La obra de Eduardo de la Rica es corta, apenas siete títulos, bastante espaciados en el tiempo. Entre las cosas que me satisfacen de mi paso por la vida se encuentra el honor, la satisfacción, el íntimo orgullo, de haber editado su última obra, Tiempos y aire de Cuenca (1997), lo que me permitió mantener con él un contacto aún más directo y personal del que ya habíamos tenido durante años de sosegada y amistosa relación, cuyo momento culminante fue cuando fundamos el Cineclub Chaplin. Estábamos reunidos los promotores en el saledizo de la Casa de Cultura y habíamos entrado en el proceso de buscar nombre a la criatura que estábamos ayudando a nacer.
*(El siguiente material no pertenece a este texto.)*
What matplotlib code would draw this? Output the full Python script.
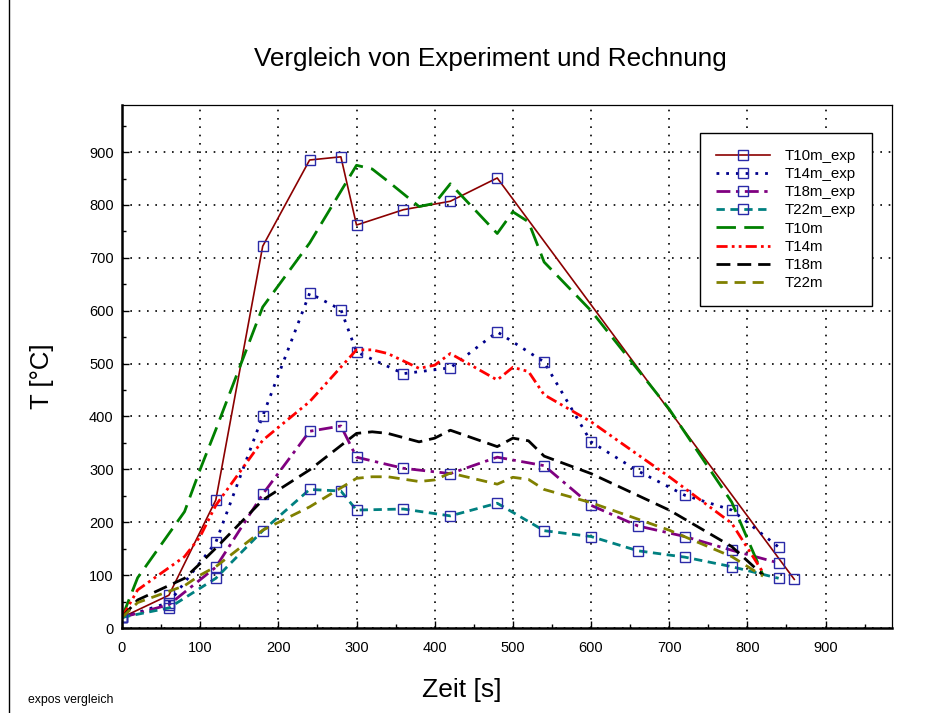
import matplotlib
matplotlib.use("Agg")
import matplotlib.pyplot as plt
from matplotlib.lines import Line2D
from matplotlib.ticker import MultipleLocator

plt.rcParams['font.family'] = ['Liberation Sans', 'DejaVu Sans']

# ---------------- data ----------------
t_exp10 = [0, 60, 120, 180, 240, 280, 300, 360, 420, 480, 860]
T10m_exp = [20, 62, 242, 722, 885, 891, 762, 791, 807, 851, 92]

t_exp = [0, 60, 120, 180, 240, 280, 300, 360, 420, 480, 540, 600, 660, 720, 780, 840]
T14m_exp = [20, 48, 162, 401, 633, 602, 522, 481, 492, 560, 503, 352, 297, 251, 223, 153]
T18m_exp = [20, 44, 115, 253, 372, 382, 323, 302, 292, 323, 307, 232, 193, 173, 147, 123]
T22m_exp = [20, 38, 94, 184, 262, 259, 223, 225, 212, 236, 184, 173, 146, 134, 116, 94]

t_sim = [0, 20, 80, 100, 120, 180, 240, 300, 320, 340, 380, 400, 420, 480, 500, 520, 540, 600, 700, 780, 820]
T10m = [20, 95, 220, 300, 375, 607, 728, 875, 868, 845, 797, 803, 840, 746, 787, 768, 692, 600, 414, 238, 100]
T14m = [20, 72, 135, 173, 232, 355, 428, 526, 526, 519, 491, 497, 519, 469, 493, 485, 441, 390, 286, 198, 105]
T18m = [20, 53, 94, 122, 151, 242, 299, 368, 371, 368, 352, 359, 374, 343, 359, 354, 325, 292, 223, 154, 100]
T22m = [20, 48, 80, 100, 116, 185, 229, 283, 286, 286, 277, 280, 293, 272, 285, 281, 262, 237, 185, 135, 98]

x_ticks = [0, 100, 200, 300, 400, 500, 600, 700, 800, 900]
y_ticks = [0, 100, 200, 300, 400, 500, 600, 700, 800, 900]

title = "Vergleich von Experiment und Rechnung"
xlabel = "Zeit [s]"
ylabel = "T [°C]"
footer = "expos vergleich"

# ---------------- figure ----------------
W, H = 943, 713
fig = plt.figure(figsize=(W / 100, H / 100), dpi=100)
ax = fig.add_axes([122 / W, (H - 628) / H, (892 - 122) / W, (628 - 105) / H])

mk = dict(marker='s', markersize=7, markerfacecolor='none',
          markeredgecolor='#2a2aa8', markeredgewidth=1.0)

ax.plot(t_exp10, T10m_exp, color='#8b0000', lw=1.2, label='T10m_exp', **mk)
ax.plot(t_exp, T14m_exp, color='#00008b', lw=2.0, linestyle=(0, (1, 2.5)), label='T14m_exp', **mk)
ax.plot(t_exp, T18m_exp, color='#800080', lw=2.0, linestyle=(0, (5, 2, 1.2, 2)), label='T18m_exp', **mk)
ax.plot(t_exp, T22m_exp, color='#008080', lw=2.0, linestyle=(0, (3, 2)), label='T22m_exp', **mk)

ax.plot(t_sim, T10m, color='#008000', lw=2.0, linestyle=(0, (7, 3)), label='T10m')
ax.plot(t_sim, T14m, color='#ff0000', lw=2.0, linestyle=(0, (4, 1.5, 1, 1.5, 1, 1.5)), label='T14m')
ax.plot(t_sim, T18m, color='#000000', lw=2.0, linestyle=(0, (5, 2.5)), label='T18m')
ax.plot(t_sim, T22m, color='#808000', lw=2.0, linestyle=(0, (4, 2.5)), label='T22m')

ax.set_xlim(0, 985)
ax.set_ylim(0, 989)
ax.set_xticks(x_ticks)
ax.set_yticks(y_ticks)
ax.xaxis.set_minor_locator(MultipleLocator(50))
ax.yaxis.set_minor_locator(MultipleLocator(50))
ax.tick_params(which='both', direction='in', top=False, right=False, labelsize=10.5)
ax.tick_params(axis='x', pad=9)
ax.tick_params(axis='y', pad=6)
ax.tick_params(which='major', length=5, width=1)
ax.tick_params(which='minor', length=3, width=1)
ax.grid(True, which='major', color='black', linestyle=(0, (1, 4)), lw=1.2)
ax.set_axisbelow(True)

for s in ['left', 'bottom']:
    ax.spines[s].set_linewidth(1.8)
for s in ['top', 'right']:
    ax.spines[s].set_linewidth(0.9)

fig.text(490 / W, 1 - 59 / H, title, ha='center', va='center', fontsize=18.8)
fig.text(462 / W, 1 - 690 / H, xlabel, ha='center', va='center', fontsize=19)
fig.text(42 / W, 1 - 376 / H, ylabel, ha='center', va='center', fontsize=18.5, rotation=90)
fig.text(28 / W, 1 - 700 / H, footer, ha='left', va='center', fontsize=8.8)

leg = ax.legend(loc='upper left', bbox_to_anchor=((700 - 122) / 770, (628 - 133) / 523),
                fontsize=10.8, numpoints=1, handlelength=3.6, handletextpad=1.0,
                labelspacing=0.28, borderpad=1.05, borderaxespad=0, fancybox=False,
                framealpha=1, edgecolor='black')
leg.get_frame().set_linewidth(1.0)

fig.add_artist(Line2D([8.5 / W, 8.5 / W], [0, 1], color='black', lw=1.0, transform=fig.transFigure))

fig.savefig('out.png', dpi=100)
Cada cual decía lo que le parecía, como es natural, y entre el coro desordenado se oyó la suave, amistosa voz de Eduardo de la Rica: Chaplin, dijo y los demás pensamos que así hablaba la voz de la razón y el sentido común.
Era un hombre bondadoso y tímido, nada amigo del folklore mediático. Tenía una de las mayores virtudes que se puede encontrar en un ser humano, la ironía. Era escueto en la expresión, sutil en el contenido de la frase, con un elegante sentido del humor y una capacidad natural para decir lo justo, en el momento apropiado. Esta forma de ser le permitía emitir atrevidos juicios, sin malicia, pero demoledores, sobre la opinión que le merecían situaciones y personas que en otros casos habrían recibido improperios de grueso calibre pero que en su voz era apenas una suave admonición. Poseía una enorme cultural, sobre todo literario y una impresionante red de contactos que le permitió incluir en la revista a nombres de primera fila, aparentemente inaccesibles para una humilde publicación provinciana.
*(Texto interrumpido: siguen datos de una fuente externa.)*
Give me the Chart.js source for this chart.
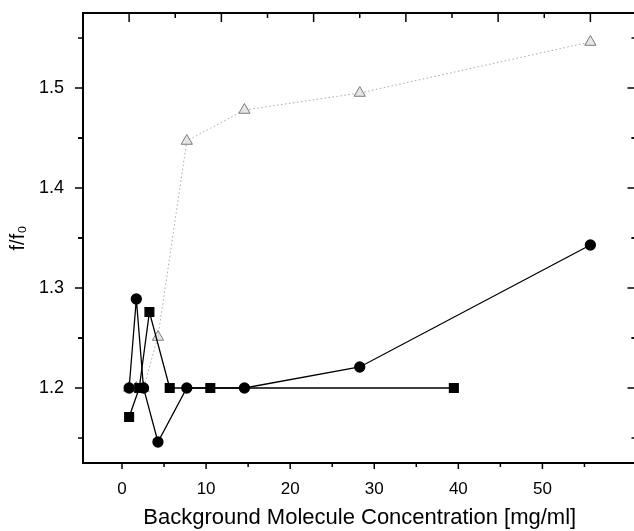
<!DOCTYPE html>
<html>
<head>
<meta charset="utf-8">
<script src="https://cdn.jsdelivr.net/npm/chart.js@4.4.1/dist/chart.umd.min.js"></script>
<style>
html, body { margin: 0; padding: 0; overflow: hidden; background: #fff; }
</style>
</head>
<body>
<canvas id="myChart" width="644" height="531"></canvas>
<script>
// concentrations [mg/ml] and f/f0 for the three series
const circleX = [0, 0.78, 1.56, 3.125, 6.25, 12.5, 25, 50];
const circleY = [1.2, 1.289, 1.2, 1.146, 1.2, 1.2, 1.221, 1.343];
const squareX = [0, 1.1, 2.2, 4.4, 8.8, 35.2];
const squareY = [1.171, 1.2, 1.276, 1.2, 1.2, 1.2];
const triangleX = [0, 0.78, 1.56, 3.125, 6.25, 12.5, 25, 50];
const triangleY = [1.2, 1.2, 1.2, 1.251, 1.447, 1.478, 1.495, 1.546];
const xTickLabels = [0, 10, 20, 30, 40, 50];
const yTickLabels = [1.2, 1.3, 1.4, 1.5];

const toPoints = (xs, ys) => xs.map((x, i) => ({ x: x, y: ys[i] }));
const FONT = "'Liberation Sans', Arial, sans-serif";

// frame and tick marks (Origin style)
const frame = {
	id: "frame",
	afterDatasetsDraw(chart) {
		const { ctx, chartArea: a, scales } = chart;
		const line = (x1, y1, x2, y2) => {
			ctx.beginPath();
			ctx.moveTo(x1, y1);
			ctx.lineTo(x2, y2);
			ctx.stroke();
		};
		ctx.save();
		ctx.strokeStyle = "#000";
		ctx.lineWidth = 2;
		ctx.strokeRect(a.left, a.top, a.right - a.left, a.bottom - a.top);
		ctx.lineWidth = 1.5;
		xTickLabels.forEach(v => {
			let p = scales.x.getPixelForValue(v);
			line(p, a.bottom, p, a.bottom + 6);
			p = scales.x.getPixelForValue(v + 5);
			line(p, a.bottom, p, a.bottom + 4);
			p = scales.x2.getPixelForValue(v);
			line(p, a.top, p, a.top + 9);
			p = scales.x2.getPixelForValue(v + 5);
			line(p, a.top, p, a.top + 5);
		});
		yTickLabels.forEach(v => {
			let p = scales.y.getPixelForValue(v);
			line(a.left - 8, p, a.left, p);
			line(a.right - 9, p, a.right, p);
			[v - 0.05, v + 0.05].forEach(m => {
				const q = scales.y.getPixelForValue(m);
				line(a.left - 5, q, a.left, q);
				line(a.right - 5, q, a.right, q);
			});
		});
		ctx.restore();
	}
};

new Chart(document.getElementById("myChart"), {
	type: "line",
	data: {
		datasets: [
			{
				label: "circles",
				data: toPoints(circleX, circleY),
				xAxisID: "x2",
				borderColor: "#000",
				backgroundColor: "#000",
				borderWidth: 1.3,
				pointStyle: "circle",
				pointRadius: 5,
				order: 1
			},
			{
				label: "squares",
				data: toPoints(squareX, squareY),
				xAxisID: "x2",
				borderColor: "#000",
				backgroundColor: "#000",
				borderWidth: 1.3,
				pointStyle: "rect",
				pointRadius: 6.2,
				order: 2
			},
			{
				label: "triangles",
				data: toPoints(triangleX, triangleY),
				xAxisID: "x2",
				borderColor: "#a8a8a8",
				borderWidth: 1,
				borderDash: [1.5, 2.5],
				pointStyle: "triangle",
				pointRadius: 6.5,
				pointBackgroundColor: "rgba(225,225,225,0.8)",
				pointBorderColor: "#7a7a7a",
				pointBorderWidth: 1,
				order: 3
			}
		]
	},
	options: {
		responsive: false,
		animation: false,
		layout: { padding: { top: 13, right: 0, left: 0, bottom: 0 } },
		plugins: {
			legend: { display: false },
			tooltip: { enabled: false }
		},
		scales: {
			x: {
				type: "linear",
				position: "bottom",
				min: -4.64,
				max: 61.19,
				afterBuildTicks: s => { s.ticks = xTickLabels.map(v => ({ value: v })); },
				afterFit: s => { s.height = 68; s.paddingLeft = 0; s.paddingRight = 0; },
				grid: { display: false, drawTicks: false },
				border: { display: false },
				ticks: {
					padding: 16,
					color: "#000",
					maxRotation: 0,
					autoSkip: false,
					font: { family: FONT, size: 17 }
				},
				title: {
					display: true,
					text: "Background Molecule Concentration [mg/ml]",
					color: "#000",
					font: { family: FONT, size: 22 },
					padding: { top: 0, bottom: 0 }
				}
			},
			x2: {
				type: "linear",
				position: "top",
				min: -5,
				max: 55,
				afterBuildTicks: s => { s.ticks = []; },
				afterFit: s => { s.height = 0; s.paddingLeft = 0; s.paddingRight = 0; },
				grid: { display: false, drawTicks: false },
				border: { display: false },
				ticks: { display: false }
			},
			y: {
				type: "linear",
				min: 1.125,
				max: 1.575,
				afterBuildTicks: s => { s.ticks = yTickLabels.map(v => ({ value: v })); },
				afterFit: s => { s.width = 83; s.paddingTop = 0; s.paddingBottom = 0; },
				grid: { display: false, drawTicks: false },
				border: { display: false },
				ticks: {
					padding: 19,
					color: "#000",
					font: { family: FONT, size: 18 },
					callback: v => v.toFixed(1)
				},
				title: {
					display: true,
					text: "f/f₀",
					color: "#000",
					font: { family: FONT, size: 20 },
					padding: { top: 6, bottom: 0 }
				}
			}
		}
	},
	plugins: [frame]
});
</script>
</body>
</html>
En 1934 comenzó a escribir un diario que llevó puntualmente al día hasta que decidió destruirlo, con la llegada del siglo XXI, dejándonos huérfanos de un inmenso caudal de sabiduría observadora. Cuando me lo advirtió, intenté disuadirlo de que llevara a cabo semejante propósito pero era tarde, porque ya lo había puesto en práctica. De esa forma perdimos un testimonio valiosísimo de alguien que fue testigo solitario de un tiempo que contempló y vivió con libertad y una escéptica sonrisa, mientras paseaba a su perro por la calle.